REQUEST:
Reproduce the complete listing without any deviation.
============================================================
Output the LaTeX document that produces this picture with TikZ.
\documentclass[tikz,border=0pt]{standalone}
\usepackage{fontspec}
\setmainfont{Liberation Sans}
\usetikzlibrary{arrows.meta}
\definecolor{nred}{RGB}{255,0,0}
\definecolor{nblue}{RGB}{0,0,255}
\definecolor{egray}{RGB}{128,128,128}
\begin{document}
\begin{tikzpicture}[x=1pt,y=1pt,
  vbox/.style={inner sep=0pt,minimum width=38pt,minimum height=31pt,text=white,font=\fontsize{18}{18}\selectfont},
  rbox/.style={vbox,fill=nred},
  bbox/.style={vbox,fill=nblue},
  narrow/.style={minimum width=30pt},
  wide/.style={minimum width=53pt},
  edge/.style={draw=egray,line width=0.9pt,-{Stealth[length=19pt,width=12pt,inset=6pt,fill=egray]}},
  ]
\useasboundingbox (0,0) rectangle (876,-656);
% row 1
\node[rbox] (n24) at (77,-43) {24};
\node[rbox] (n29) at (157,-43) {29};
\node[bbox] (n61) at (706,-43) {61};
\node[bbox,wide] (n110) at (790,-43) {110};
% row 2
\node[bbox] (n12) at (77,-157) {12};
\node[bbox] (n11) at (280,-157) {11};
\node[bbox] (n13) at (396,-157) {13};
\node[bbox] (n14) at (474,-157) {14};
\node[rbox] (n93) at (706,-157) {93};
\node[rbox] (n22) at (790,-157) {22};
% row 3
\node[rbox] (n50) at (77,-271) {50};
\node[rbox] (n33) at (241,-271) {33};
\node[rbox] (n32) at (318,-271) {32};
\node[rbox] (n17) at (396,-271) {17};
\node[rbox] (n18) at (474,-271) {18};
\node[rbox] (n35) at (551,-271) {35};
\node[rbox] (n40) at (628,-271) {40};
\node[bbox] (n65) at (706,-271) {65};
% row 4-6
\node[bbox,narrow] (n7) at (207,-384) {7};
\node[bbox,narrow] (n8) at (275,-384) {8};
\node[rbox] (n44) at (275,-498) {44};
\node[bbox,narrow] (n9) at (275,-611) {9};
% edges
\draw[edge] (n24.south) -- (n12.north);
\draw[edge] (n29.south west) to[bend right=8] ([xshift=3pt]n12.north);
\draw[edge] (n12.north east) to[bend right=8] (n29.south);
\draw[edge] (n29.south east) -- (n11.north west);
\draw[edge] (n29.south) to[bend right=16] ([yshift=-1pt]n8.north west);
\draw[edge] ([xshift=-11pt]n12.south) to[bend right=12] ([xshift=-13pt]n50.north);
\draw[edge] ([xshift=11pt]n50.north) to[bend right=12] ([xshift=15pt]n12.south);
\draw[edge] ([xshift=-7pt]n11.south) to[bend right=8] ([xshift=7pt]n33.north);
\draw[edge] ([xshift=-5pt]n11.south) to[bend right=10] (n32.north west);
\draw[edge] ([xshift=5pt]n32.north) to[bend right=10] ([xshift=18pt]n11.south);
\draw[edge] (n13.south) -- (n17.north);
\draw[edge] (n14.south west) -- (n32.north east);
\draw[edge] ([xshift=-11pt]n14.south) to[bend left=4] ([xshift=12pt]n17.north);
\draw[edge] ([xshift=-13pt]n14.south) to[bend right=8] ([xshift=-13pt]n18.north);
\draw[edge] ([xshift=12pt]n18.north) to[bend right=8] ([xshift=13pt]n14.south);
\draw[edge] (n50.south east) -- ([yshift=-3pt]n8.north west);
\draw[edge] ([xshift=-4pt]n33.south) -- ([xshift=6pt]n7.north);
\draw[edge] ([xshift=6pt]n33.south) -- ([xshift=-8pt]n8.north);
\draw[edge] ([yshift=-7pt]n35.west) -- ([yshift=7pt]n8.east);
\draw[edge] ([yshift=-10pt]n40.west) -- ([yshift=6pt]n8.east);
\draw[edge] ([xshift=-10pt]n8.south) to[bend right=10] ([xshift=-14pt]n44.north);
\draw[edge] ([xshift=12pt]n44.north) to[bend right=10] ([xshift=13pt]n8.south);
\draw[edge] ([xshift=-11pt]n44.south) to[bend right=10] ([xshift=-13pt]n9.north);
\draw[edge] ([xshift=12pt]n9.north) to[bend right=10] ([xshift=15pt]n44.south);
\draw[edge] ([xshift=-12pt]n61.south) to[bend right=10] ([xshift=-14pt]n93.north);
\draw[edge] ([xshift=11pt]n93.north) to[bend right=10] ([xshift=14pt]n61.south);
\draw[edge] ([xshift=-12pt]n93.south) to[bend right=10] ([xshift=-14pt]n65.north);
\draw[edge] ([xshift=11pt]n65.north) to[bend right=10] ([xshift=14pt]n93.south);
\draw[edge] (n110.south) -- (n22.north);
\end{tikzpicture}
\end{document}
============================================================
EXERCISE SOLUTION:
Output the LaTeX document that produces this picture with TikZ.
\documentclass[tikz,border=0pt]{standalone}
\usepackage{fontspec}
\setmainfont{Liberation Sans}
\usetikzlibrary{arrows.meta}
\definecolor{nred}{RGB}{255,0,0}
\definecolor{nblue}{RGB}{0,0,255}
\definecolor{egray}{RGB}{128,128,128}
\begin{document}
\begin{tikzpicture}[x=1pt,y=1pt,
  vbox/.style={inner sep=0pt,minimum width=38pt,minimum height=31pt,text=white,font=\fontsize{18}{18}\selectfont},
  rbox/.style={vbox,fill=nred},
  bbox/.style={vbox,fill=nblue},
  narrow/.style={minimum width=30pt},
  wide/.style={minimum width=53pt},
  edge/.style={draw=egray,line width=0.9pt,-{Stealth[length=19pt,width=12pt,inset=6pt,fill=egray]}},
  ]
\useasboundingbox (0,0) rectangle (876,-656);
% row 1
\node[rbox] (n24) at (77,-43) {24};
\node[rbox] (n29) at (157,-43) {29};
\node[bbox] (n61) at (706,-43) {61};
\node[bbox,wide] (n110) at (790,-43) {110};
% row 2
\node[bbox] (n12) at (77,-157) {12};
\node[bbox] (n11) at (280,-157) {11};
\node[bbox] (n13) at (396,-157) {13};
\node[bbox] (n14) at (474,-157) {14};
\node[rbox] (n93) at (706,-157) {93};
\node[rbox] (n22) at (790,-157) {22};
% row 3
\node[rbox] (n50) at (77,-271) {50};
\node[rbox] (n33) at (241,-271) {33};
\node[rbox] (n32) at (318,-271) {32};
\node[rbox] (n17) at (396,-271) {17};
\node[rbox] (n18) at (474,-271) {18};
\node[rbox] (n35) at (551,-271) {35};
\node[rbox] (n40) at (628,-271) {40};
\node[bbox] (n65) at (706,-271) {65};
% row 4-6
\node[bbox,narrow] (n7) at (207,-384) {7};
\node[bbox,narrow] (n8) at (275,-384) {8};
\node[rbox] (n44) at (275,-498) {44};
\node[bbox,narrow] (n9) at (275,-611) {9};
% edges
\draw[edge] (n24.south) -- (n12.north);
\draw[edge] (n29.south west) to[bend right=8] ([xshift=3pt]n12.north);
\draw[edge] (n12.north east) to[bend right=8] (n29.south);
\draw[edge] (n29.south east) -- (n11.north west);
\draw[edge] (n29.south) to[bend right=16] ([yshift=-1pt]n8.north west);
\draw[edge] ([xshift=-11pt]n12.south) to[bend right=12] ([xshift=-13pt]n50.north);
\draw[edge] ([xshift=11pt]n50.north) to[bend right=12] ([xshift=15pt]n12.south);
\draw[edge] ([xshift=-7pt]n11.south) to[bend right=8] ([xshift=7pt]n33.north);
\draw[edge] ([xshift=-5pt]n11.south) to[bend right=10] (n32.north west);
\draw[edge] ([xshift=5pt]n32.north) to[bend right=10] ([xshift=18pt]n11.south);
\draw[edge] (n13.south) -- (n17.north);
\draw[edge] (n14.south west) -- (n32.north east);
\draw[edge] ([xshift=-11pt]n14.south) to[bend left=4] ([xshift=12pt]n17.north);
\draw[edge] ([xshift=-13pt]n14.south) to[bend right=8] ([xshift=-13pt]n18.north);
\draw[edge] ([xshift=12pt]n18.north) to[bend right=8] ([xshift=13pt]n14.south);
\draw[edge] (n50.south east) -- ([yshift=-3pt]n8.north west);
\draw[edge] ([xshift=-4pt]n33.south) -- ([xshift=6pt]n7.north);
\draw[edge] ([xshift=6pt]n33.south) -- ([xshift=-8pt]n8.north);
\draw[edge] ([yshift=-7pt]n35.west) -- ([yshift=7pt]n8.east);
\draw[edge] ([yshift=-10pt]n40.west) -- ([yshift=6pt]n8.east);
\draw[edge] ([xshift=-10pt]n8.south) to[bend right=10] ([xshift=-14pt]n44.north);
\draw[edge] ([xshift=12pt]n44.north) to[bend right=10] ([xshift=13pt]n8.south);
\draw[edge] ([xshift=-11pt]n44.south) to[bend right=10] ([xshift=-13pt]n9.north);
\draw[edge] ([xshift=12pt]n9.north) to[bend right=10] ([xshift=15pt]n44.south);
\draw[edge] ([xshift=-12pt]n61.south) to[bend right=10] ([xshift=-14pt]n93.north);
\draw[edge] ([xshift=11pt]n93.north) to[bend right=10] ([xshift=14pt]n61.south);
\draw[edge] ([xshift=-12pt]n93.south) to[bend right=10] ([xshift=-14pt]n65.north);
\draw[edge] ([xshift=11pt]n65.north) to[bend right=10] ([xshift=14pt]n93.south);
\draw[edge] (n110.south) -- (n22.north);
\end{tikzpicture}
\end{document}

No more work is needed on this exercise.